Scientists and civil society groups have urged the European Commission to set an absolute target for cutting carbon dioxide and other greenhouse gas output, warning the current approach allowing governments to factor in carbon ‘removals’ is unreliable.
The European Climate Law adopted in 2021 commits the EU to achieving ‘net-zero’ greenhouse gas output by 2050, where any remaining emissions from industry, transport and agriculture would be balanced by removals: either nature-based, such as planting trees, or technological, and often expensive and energy intensive, fixes like direct capture of CO2 from the atmosphere.
In signing an open letter to EU climate action commissioner Wopke Hoekstra, dated 8 January, dozens of scientists, NGOs and businesses – some of them working in fledgling industries such the direct capture of CO2 from the atmosphere – have backed a call for three separate targets: one for concrete emissions reduction, another for land-based sequestration, and a third for permanent carbon removals.
They argue that EU law must reflect the fact that emissions reduction and removals are essentially different. “Once released into the atmosphere, CO2 emissions have a permanent and often irreversible impact on the Earth’s climate, ecosystems and human health,” the letter runs. “If done well, land-based carbon sequestration and permanent removals can help limit this damage, but they cannot undo them (if done badly, they can actually increase emissions).”
The EU has met its first climate action target for an absolute cut in emissions of 20% by 2020, compared to a 1990 baseline. The current goal is for 55% by 2030 but now refers to a ‘net’ reduction, and although lawmakers set a cap on the amount that governments can factor the impact of land-use, land-use change and forestry (LULUCF) into meeting it, the de facto target for reducing emissions could be as low as 52%.

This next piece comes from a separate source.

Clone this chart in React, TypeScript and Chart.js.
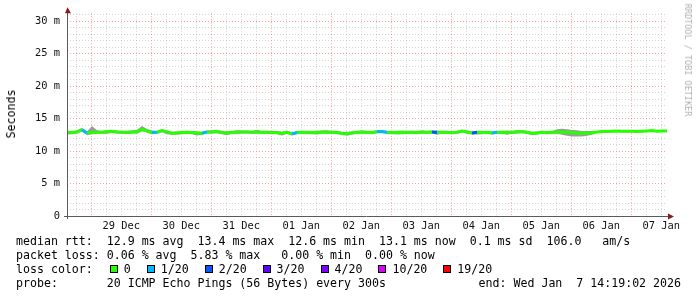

“Overreliance on any and all types of carbon storage or sequestration is a real and present risk that must be avoided at all cost in the EU’s climate policy framework,” said Wijnand Stoefs of Carbon Market Watch, the NGO behind the letter. “Emission cuts must not be replaced by planting trees or permanent removals.”
The Commission is due to present on 6 February a communication outlining possibilities for the new interim target, which it must propose before the summer, alongside another on ‘industrial carbon management’ focusing on carbon capture and storage (CCS) technology. Hoekstra has committed to following scientific advisors and pushing for a cut of 90% or more by 2040, a radical move that he has acknowledged could involve nudging Europeans to make lifestyle changes – something that lawmakers have largely shied away from to date.
In a public consultation conducted last year into a planned 2040 emissions reduction goal, just over half of the 879 respondents called for three separate targets, with support rising to 70% among the civil society groups and academics who took part. Such an approach is also supported by companies active in the novel carbon removal technology field.
“Having distinct targets for permanent carbon removal, like direct air capture, will not only reflect its use in counterbalancing hard-to-abate residual emissions, but also have the dual benefit of driving investor and developer confidence in the EU, helping to unlock much-needed finance beyond venture capital,” Aaron Benjamin, UK and Europe lead for the trade association DAC Coalition, said in a statement accompanying the publication of the letter.
However, another signatory, Duncan McLaren, a specialist in environmental law and policy at the Emmett Institute, UCLA in Los Angeles, warned that oil and gas firms see support for such technologies as an excuse to continue their main line of business. “The enthusiasm with which oil companies and petro-states are embracing carbon removal as a smokescreen for continued fossil-fuel exploitation is a salutary warning that such dangers are real and present,” he said.